A new self-healing composite allows structures to repair themselves in place, without having to be removed from service.
This latest technology resolves two longstanding challenges for self-healing materials, and can significantly extend the lifespan of structural components such as wind-turbine blades and aircraft wings.
“Researchers have developed a variety of self-healing materials, but previous strategies for self-healing composites have faced two practical challenges,” says Jason Patrick, corresponding author of the research paper and an assistant professor of civil, construction, and environmental engineering at North Carolina State University.
“First, the materials often need to be removed from service in order to heal. For instance, some require heating in an oven, which can’t be done for large components or while a given part is in use. Second, the self-healing only works for a limited period. For example, the material might be able to heal a few times, after which its self-repairing properties would significantly diminish.
“We’ve come up with an approach that addresses both of those challenges in a meaningful way, while retaining the strength and other performance characteristics of structural fiber-composites.”
In practical terms, this means users can rely on a given structural component, such as a wind-turbine blade, for a much longer period of time without worrying about failure.
“By increasing the longevity of these composites, we make them more sustainable,” Patrick says. “And while wind-turbine blades are a good example, structural composites are found in a wide variety of applications: aircraft wings, satellites, automotive components, sporting goods, you name it.”
Here’s how the new, self-healing fiber-reinforced composite works.
Laminated composites are made from layers of fibrous reinforcement, e.g. glass and carbon-fiber, bonded together. Damage most often occurs when the “glue” that binds these layers together begins to peel away from the reinforcement, or delaminate. The research team addressed this problem by 3D printing a pattern of thermoplastic healing agent onto the reinforcement material. The researchers also embedded thin “heater” layers in the composite. When an electrical current is applied, the heater layers warm up. This, in turn, melts the healing agent, which flows into any cracks or microfractures within the composite and repairs them.

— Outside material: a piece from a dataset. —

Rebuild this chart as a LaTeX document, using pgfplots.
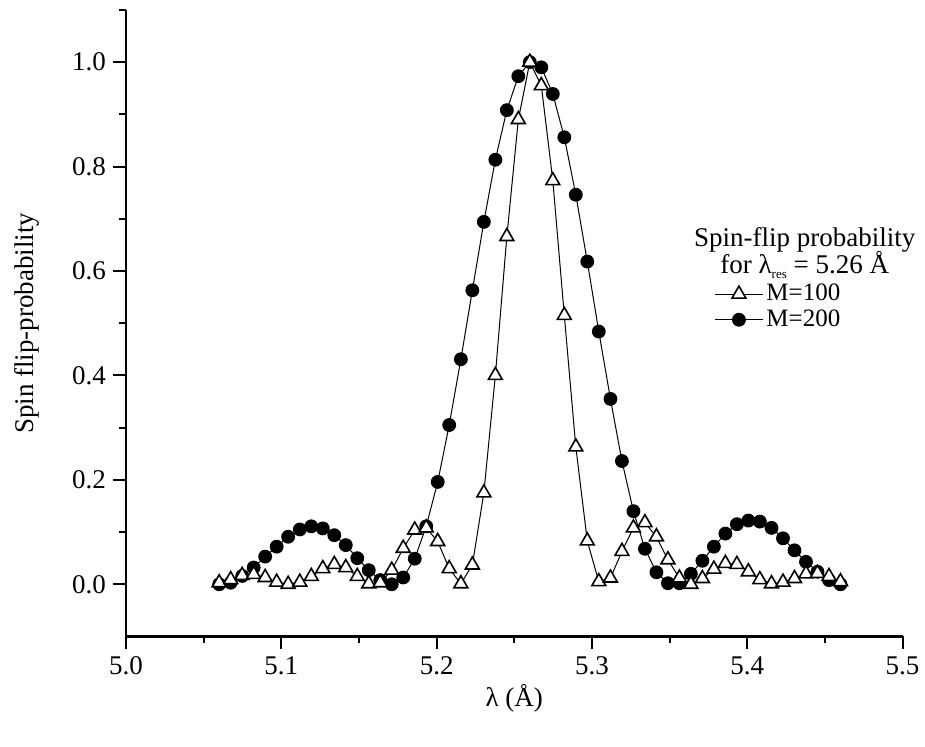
\documentclass[border=0pt]{standalone}
\usepackage{fontspec}
\setmainfont{Liberation Serif}
\usepackage{pgfplots}
\pgfplotsset{compat=1.18}
\begin{document}
\begin{tikzpicture}
\begin{axis}[
  scale only axis, width=388.3pt, height=313.3pt,
  xmin=5.0, xmax=5.5, ymin=-0.1, ymax=1.1,
  clip=false,
  font=\fontsize{13.5}{15.5}\selectfont,
  separate axis lines,
  axis x line*=bottom, axis y line*=left,
  axis line style={line width=1.3pt, -},
  xtick={5.0,5.1,5.2,5.3,5.4,5.5},
  minor xtick={5.05,5.15,5.25,5.35,5.45},
  ytick={0.0,0.2,0.4,0.6,0.8,1.0},
  minor ytick={0.1,0.3,0.5,0.7,0.9,1.1},
  tick align=outside,
  major tick length=6.5pt, minor tick length=3.5pt,
  tick style={line width=1pt, black},
  /pgf/number format/assume math mode=true,
  xticklabel style={/pgf/number format/.cd, fixed, fixed zerofill, precision=1},
  yticklabel style={/pgf/number format/.cd, fixed, fixed zerofill, precision=1},
  xlabel={λ (Å)},
  xlabel style={at={(axis description cs:0.5,-0.098)}, anchor=center},
  ylabel={Spin flip-probability},
  ylabel style={at={(axis description cs:-0.1275,0.5)}, anchor=center},
  legend style={draw=none, fill=none, at={(axis cs:5.3786,0.581)}, anchor=north west,
    column sep=0pt, row sep=0pt, inner sep=0pt, nodes={inner sep=1.5pt},
    font=\fontsize{12.5}{15.5}\selectfont},
  legend cell align=left,
  legend image code/.code={\draw[mark repeat=2,mark phase=2] plot coordinates {(0pt,0pt) (12pt,0pt) (24pt,0pt)};},
  reverse legend,
]
\addplot[black, line width=0.5pt, mark=*, mark size=3.2pt, mark options={solid, fill=black}] coordinates {
(5.0600,0.000) (5.0674,0.003) (5.0748,0.016) (5.0822,0.032) (5.0896,0.053)
(5.0970,0.072) (5.1044,0.091) (5.1119,0.105) (5.1193,0.111) (5.1267,0.107)
(5.1341,0.094) (5.1415,0.075) (5.1489,0.050) (5.1563,0.027) (5.1637,0.008)
(5.1711,0.000) (5.1785,0.013) (5.1859,0.049) (5.1933,0.111) (5.2007,0.196)
(5.2081,0.305) (5.2156,0.431) (5.2230,0.563) (5.2304,0.694) (5.2378,0.813)
(5.2452,0.908) (5.2526,0.973) (5.2600,1.000) (5.2674,0.990) (5.2748,0.939)
(5.2822,0.856) (5.2896,0.746) (5.2970,0.618) (5.3044,0.484) (5.3119,0.355)
(5.3193,0.236) (5.3267,0.140) (5.3341,0.068) (5.3415,0.023) (5.3489,0.002)
(5.3563,0.002) (5.3637,0.020) (5.3711,0.045) (5.3785,0.072) (5.3859,0.097)
(5.3933,0.115) (5.4007,0.122) (5.4081,0.120) (5.4156,0.108) (5.4230,0.088)
(5.4304,0.065) (5.4378,0.043) (5.4452,0.024) (5.4526,0.008) (5.4600,0.000)
};
\addlegendentry{M=200}
\addplot[black, line width=0.5pt, mark=triangle*, mark size=4pt, mark options={solid, fill=white, line width=0.8pt}] coordinates {
(5.0600,0.003) (5.0674,0.009) (5.0748,0.017) (5.0822,0.019) (5.0896,0.013)
(5.0970,0.004) (5.1044,0.000) (5.1119,0.004) (5.1193,0.015) (5.1267,0.030)
(5.1341,0.038) (5.1415,0.032) (5.1489,0.015) (5.1563,0.001) (5.1637,0.003)
(5.1711,0.027) (5.1785,0.069) (5.1859,0.104) (5.1933,0.108) (5.2007,0.082)
(5.2081,0.030) (5.2156,0.001) (5.2230,0.037) (5.2304,0.175) (5.2378,0.400)
(5.2452,0.666) (5.2526,0.890) (5.2600,1.000) (5.2674,0.955) (5.2748,0.773)
(5.2822,0.515) (5.2896,0.263) (5.2970,0.083) (5.3044,0.005) (5.3119,0.012)
(5.3193,0.063) (5.3267,0.108) (5.3341,0.118) (5.3415,0.091) (5.3489,0.047)
(5.3563,0.012) (5.3637,0.000) (5.3711,0.011) (5.3785,0.029) (5.3859,0.040)
(5.3933,0.038) (5.4007,0.024) (5.4081,0.009) (5.4156,0.001) (5.4230,0.004)
(5.4304,0.011) (5.4378,0.020) (5.4452,0.021) (5.4526,0.015) (5.4600,0.005)
};
\addlegendentry{M=100}
\node[inner sep=0pt, font=\fontsize{13.5}{15.5}\selectfont] at (axis cs:5.437,0.659) {Spin-flip probability};
\node[inner sep=0pt, font=\fontsize{13.5}{15.5}\selectfont] at (axis cs:5.437,0.611) {for λ\raisebox{-0.4ex}{\fontsize{6.5}{6.5}\selectfont res} = 5.26 Å};
\end{axis}
\pgfresetboundingbox
\path (-63pt,-55.25pt) rectangle (399.5pt,318.25pt);
\end{tikzpicture}
\end{document}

“We’ve found that this process can be repeated at least 100 times while maintaining the effectiveness of the self-healing,” Patrick says. “We don’t know what the upper limit is, if there is one.”
The printed thermoplastic also enhances inherent resistance to fracture by up to 500%, meaning it requires more energy to cause delamination in the first place. In addition, the healing agent and heater layers are all made of readily available materials, and are relatively inexpensive.
“While making composites that incorporate our design would be marginally more expensive, the cost would be more than offset by significantly extending the lifespan of the material,” Patrick says.
Another advantage of the new technology is that, if incorporated into aircraft wings, the internal heating elements would allow airlines to stop using chemical agents to remove ice from wings when aircraft are on the ground, and also to de-ice in flight.
“We’ve demonstrated that this multi-functional technology works,” Patrick says. “We’re now looking for government and industry partners to help us tailor these polymer-based composites for use in specific applications.”
The paper appears in the journal Nature Communications. Additional authors are from NC State, Technion–Israel Institute of Technology, and the University of Houston.
Support for the work came from the US Air Force Office of Scientific Research and the Department of Defense’s Strategic Environmental Research and Development Program.